Archaeologists and chemists studying Mayan artefacts dating to 700-1000 A.D. had determined that Mayan blue was indeed a composite pigment, binding organic and inorganic elements. Studies had determined that ink extracted from variants of Indigofera suffruticosa was likely mixed with either sepiolite or palygorskite clays in various combinations to produce a range of blue pigments used by Mayans, Aztecs, and other Mesoamerican tribes. Today it survives as color on parchment and sculptures from that period, having withstood the wear of time.
The traditional Mayan process of preparing the pigment is unknown—its description is absent from the surviving pre-Hispanic Mesoamerican codices. These are records containing images and text, dating to 1250-1521 that are considered the scholarly legacy of Indigenous history, religion, and astronomy of the region before colonial contact. But the chemical composition is meticulously documented through spectroscopy and other techniques, using synthetic variants of Mayan blue and original scripts in which it was used to color images—mythical creatures, human-like figures, flowing water.

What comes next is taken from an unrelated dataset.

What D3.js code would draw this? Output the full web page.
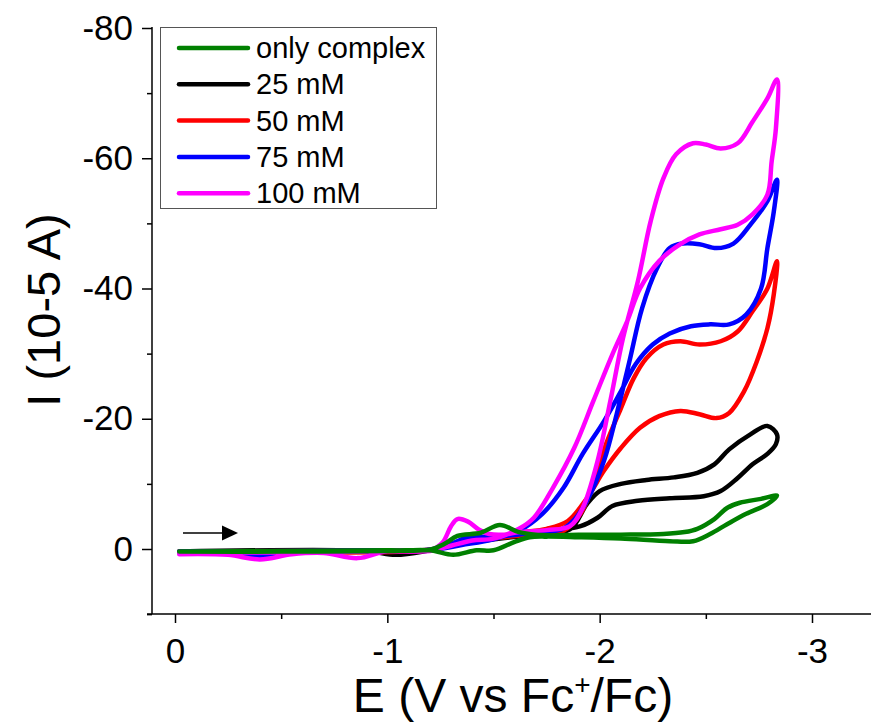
<!DOCTYPE html>
<html>
<head>
<meta charset="utf-8">
<script src="https://cdn.jsdelivr.net/npm/d3@7"></script>
<style>
  html, body { margin: 0; padding: 0; background: #fff; }
  svg { display: block; font-family: "Liberation Sans", Arial, sans-serif; }
</style>
</head>
<body>
<svg id="chart" width="871" height="726"></svg>
<script>
// Cyclic voltammograms: [E (V vs Fc+/Fc), I (10^-5 A)], forward scan then reverse scan.
const complexOnly = [
  [-0.02, 0.4], [-0.5, 0.3], [-1.0, 0.2], [-1.2, 0.1], [-1.27, -0.8], [-1.33, -2.0],
  [-1.44, -2.5], [-1.53, -3.7], [-1.62, -2.6], [-1.75, -2.1], [-1.9, -2.2], [-2.1, -2.2],
  [-2.3, -2.3], [-2.4, -2.6], [-2.46, -3.1], [-2.54, -4.6], [-2.6, -6.3], [-2.66, -7.1],
  [-2.76, -7.7], [-2.835, -8.2],
  [-2.79, -6.9], [-2.69, -5.4], [-2.6, -3.8], [-2.52, -2.3], [-2.44, -1.2], [-2.33, -1.2],
  [-2.1, -1.6], [-1.9, -1.8], [-1.75, -1.9], [-1.67, -1.8], [-1.6, -1.1], [-1.5, 0.2],
  [-1.42, 0.2], [-1.31, 0.9], [-1.2, 0.2], [-1.0, 0.3], [-0.5, 0.4], [-0.02, 0.4]
];
const conc25 = [
  [-0.02, 0.4], [-1.0, 0.3], [-1.2, 0.1], [-1.35, -0.8], [-1.5, -1.5], [-1.7, -2.2],
  [-1.86, -3.0], [-1.94, -6.9], [-2.0, -8.9], [-2.1, -10.0], [-2.22, -10.6], [-2.35, -11.0],
  [-2.46, -11.7], [-2.54, -13.0], [-2.61, -15.3], [-2.71, -17.6], [-2.79, -18.9], [-2.835, -17.6],
  [-2.83, -16.1], [-2.79, -14.6], [-2.72, -13.0], [-2.65, -10.9], [-2.57, -8.9], [-2.49, -8.1],
  [-2.33, -7.8], [-2.18, -7.4], [-2.06, -6.6], [-1.99, -4.8], [-1.91, -3.5], [-1.78, -2.8],
  [-1.6, -2.2], [-1.4, -1.2], [-1.2, 0.2], [-1.04, 0.9], [-0.9, 0.3], [-0.02, 0.4]
];
const conc50 = [
  [-0.02, 0.4], [-1.0, 0.2], [-1.2, 0.1], [-1.3, -0.6], [-1.4, -1.2], [-1.55, -1.8],
  [-1.7, -2.3], [-1.83, -2.8], [-1.91, -5.4], [-1.97, -10.0], [-2.03, -16.1], [-2.1, -21.6],
  [-2.16, -26.2], [-2.22, -29.3], [-2.3, -31.4], [-2.38, -31.9], [-2.47, -31.4], [-2.57, -31.9],
  [-2.65, -33.4], [-2.72, -36.5], [-2.79, -40.0], [-2.835, -44.2],
  [-2.82, -39.1], [-2.79, -33.9], [-2.74, -28.8], [-2.68, -24.2], [-2.61, -20.9], [-2.55, -20.1],
  [-2.47, -20.7], [-2.38, -21.2], [-2.28, -20.4], [-2.19, -18.6], [-2.1, -15.5], [-2.02, -12.0],
  [-1.94, -7.8], [-1.85, -4.3], [-1.75, -3.1], [-1.62, -2.5], [-1.45, -1.5], [-1.3, -0.5],
  [-1.2, 0.2], [-0.02, 0.4]
];
const conc75 = [
  [-0.02, 0.4], [-1.0, 0.2], [-1.2, 0.1], [-1.3, -0.8], [-1.38, -1.8], [-1.45, -1.9],
  [-1.55, -2.0], [-1.7, -2.6], [-1.82, -3.0], [-1.88, -4.5], [-1.94, -7.4], [-2.02, -13.5],
  [-2.08, -20.7], [-2.14, -28.8], [-2.2, -37.0], [-2.27, -43.1], [-2.33, -46.2], [-2.39, -46.9],
  [-2.47, -46.8], [-2.55, -46.2], [-2.63, -46.9], [-2.71, -49.8], [-2.79, -53.4], [-2.835, -56.7],
  [-2.82, -51.8], [-2.79, -46.2], [-2.76, -40.0], [-2.69, -36.0], [-2.61, -34.5], [-2.52, -34.5],
  [-2.43, -34.2], [-2.33, -33.1], [-2.25, -31.4], [-2.17, -28.4], [-2.1, -24.2], [-2.02, -19.6],
  [-1.92, -14.6], [-1.83, -9.4], [-1.73, -5.4], [-1.62, -2.8], [-1.5, -1.5], [-1.35, -0.6],
  [-1.2, 0.2], [-1.0, 0.3], [-0.6, 0.5], [-0.4, 1.1], [-0.2, 0.5], [-0.02, 0.5]
];
const conc100 = [
  [-0.02, 0.6], [-0.5, 0.5], [-1.0, 0.3], [-1.2, 0.2], [-1.26, -1.0], [-1.3, -3.5],
  [-1.33, -4.6], [-1.38, -4.2], [-1.43, -3.0], [-1.48, -2.3], [-1.55, -2.2], [-1.62, -2.6],
  [-1.75, -2.9], [-1.86, -3.5], [-1.92, -6.3], [-1.99, -13.5], [-2.05, -22.7], [-2.11, -32.4],
  [-2.18, -41.1], [-2.24, -50.3], [-2.3, -56.9], [-2.36, -60.6], [-2.44, -62.3], [-2.5, -62.1],
  [-2.57, -61.5], [-2.65, -62.3], [-2.72, -65.6], [-2.79, -69.2], [-2.835, -72.1],
  [-2.83, -64.6], [-2.81, -59.5], [-2.79, -54.4], [-2.72, -51.4], [-2.65, -49.8], [-2.57, -49.1],
  [-2.47, -48.3], [-2.38, -46.8], [-2.28, -44.2], [-2.19, -40.0], [-2.13, -35.0], [-2.06, -29.9],
  [-1.97, -22.7], [-1.88, -15.5], [-1.78, -9.4], [-1.69, -4.8], [-1.62, -3.1], [-1.5, -1.6],
  [-1.4, -1.3], [-1.3, -0.5], [-1.2, 0.3], [-1.0, 0.3], [-0.86, 1.4], [-0.7, 0.6],
  [-0.55, 0.8], [-0.4, 1.6], [-0.25, 0.9], [-0.02, 0.8]
];

const seriesNames = ["only complex", "25 mM", "50 mM", "75 mM", "100 mM"];
const seriesColors = ["#008000", "#000000", "#ff0000", "#0000ff", "#ff00ff"];
const seriesData = [complexOnly, conc25, conc50, conc75, conc100];
// drawing order: green sits on top of the baseline
const drawOrder = [1, 2, 3, 4, 0];

const xMajorTicks = [0, -1, -2, -3];
const xMinorTicks = [-0.5, -1.5, -2.5];
const yMajorTicks = [-80, -60, -40, -20, 0];
const yMinorTicks = [-70, -50, -30, -10, 10];

const svg = d3.select("#chart");

const x = d3.scaleLinear().domain([0, -3]).range([175, 812]);
const y = d3.scaleLinear().domain([0, -80]).range([549, 28]);

const axisY0 = 614;   // pixel row of the x axis
const axisX0 = 152;   // pixel column of the y axis

// x axis
const gx = svg.append("g").attr("transform", `translate(0,${axisY0})`);
gx.call(d3.axisBottom(x).tickValues(xMajorTicks).tickSize(9).tickPadding(15)
  .tickFormat(d => String(d)));
gx.append("g").call(d3.axisBottom(x).tickValues(xMinorTicks).tickSize(5).tickFormat(""));
gx.selectAll(".domain").remove();
gx.selectAll("line").attr("stroke", "#000").attr("stroke-width", 1.5);
gx.selectAll("text").attr("font-size", 35).attr("fill", "#000")
  .attr("font-family", "Liberation Sans, Arial, sans-serif");
svg.append("line").attr("x1", axisX0 - 5).attr("x2", 871)
  .attr("y1", axisY0).attr("y2", axisY0).attr("stroke", "#000").attr("stroke-width", 1.5);

// y axis
const gy = svg.append("g").attr("transform", `translate(${axisX0},0)`);
gy.call(d3.axisLeft(y).tickValues(yMajorTicks).tickSize(10).tickPadding(9)
  .tickFormat(d => String(d)));
gy.append("g").call(d3.axisLeft(y).tickValues(yMinorTicks).tickSize(5).tickFormat(""));
gy.selectAll(".domain").remove();
gy.selectAll("line").attr("stroke", "#000").attr("stroke-width", 1.5);
gy.selectAll("text").attr("font-size", 35).attr("fill", "#000")
  .attr("font-family", "Liberation Sans, Arial, sans-serif");
svg.append("line").attr("x1", axisX0).attr("x2", axisX0)
  .attr("y1", 27).attr("y2", axisY0).attr("stroke", "#000").attr("stroke-width", 1.5);

// axis titles
svg.append("text").attr("x", 513).attr("y", 712).attr("text-anchor", "middle")
  .attr("font-size", 48).attr("fill", "#000")
  .call(t => {
    t.append("tspan").text("E (V vs Fc");
    t.append("tspan").attr("font-size", 28).attr("dy", -18).text("+");
    t.append("tspan").attr("dy", 18).text("/Fc)");
  });
svg.append("text").attr("transform", "translate(60,310) rotate(-90)")
  .attr("text-anchor", "middle").attr("font-size", 47).attr("fill", "#000")
  .text("I (10-5 A)");

// curves
const line = d3.line().x(d => x(d[0])).y(d => y(d[1])).curve(d3.curveCatmullRom.alpha(0.5));
svg.append("g").selectAll("path").data(drawOrder).join("path")
  .attr("d", i => line(seriesData[i]))
  .attr("fill", "none")
  .attr("stroke", i => seriesColors[i])
  .attr("stroke-width", 4.5)
  .attr("stroke-linejoin", "round")
  .attr("stroke-linecap", "round");

// scan direction arrow
const arrowY = 533;
svg.append("line").attr("x1", 183).attr("x2", 224).attr("y1", arrowY).attr("y2", arrowY)
  .attr("stroke", "#000").attr("stroke-width", 1.5);
svg.append("path").attr("d", `M222,${arrowY - 7.5} L238,${arrowY} L222,${arrowY + 7.5} Z`)
  .attr("fill", "#000");

// legend
const legend = svg.append("g");
legend.append("rect").attr("x", 160.5).attr("y", 27.5).attr("width", 276).attr("height", 181)
  .attr("fill", "#fff").attr("stroke", "#555").attr("stroke-width", 1);
const legendRows = legend.selectAll("g.row").data(seriesNames).join("g").attr("class", "row")
  .attr("transform", (d, i) => `translate(0,${48 + i * 36.3})`);
legendRows.append("line").attr("x1", 179).attr("x2", 248).attr("y1", 0).attr("y2", 0)
  .attr("stroke", (d, i) => seriesColors[i]).attr("stroke-width", 4.5).attr("stroke-linecap", "round");
legendRows.append("text").attr("x", 256).attr("y", 10).attr("font-size", 29).attr("fill", "#000")
  .text(d => d);
</script>
</body>
</html>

May Ku set up a makeshift lab to try to recreate the pigment at home. He fermented the ch’oj and combined the ink with clay by experimenting in various ceramics techniques. The day he first saw a pigment that resembled Mayan blue, he says he was “ecstatic.”
“Mayan blue is born from a combination of trial and error,” says May Ku, and “I was able to arrive at this method … the closest to the pre-Hispanic way of how to do it.” Two separate laboratories, in Italy and in Mexico, confirmed that the chemical composition of the pigment he produced is analogous to the variety used by his Mayan ancestors, a millennium ago, says May Ku.
In the end, the secret was in the local clay. “I don’t share its name,” says May Ku. Thanks to May Ku’s efforts, after a thousand-year hiatus, a trade in Mayan blue has resumed in Yucatan. The land had kept the tradition all along.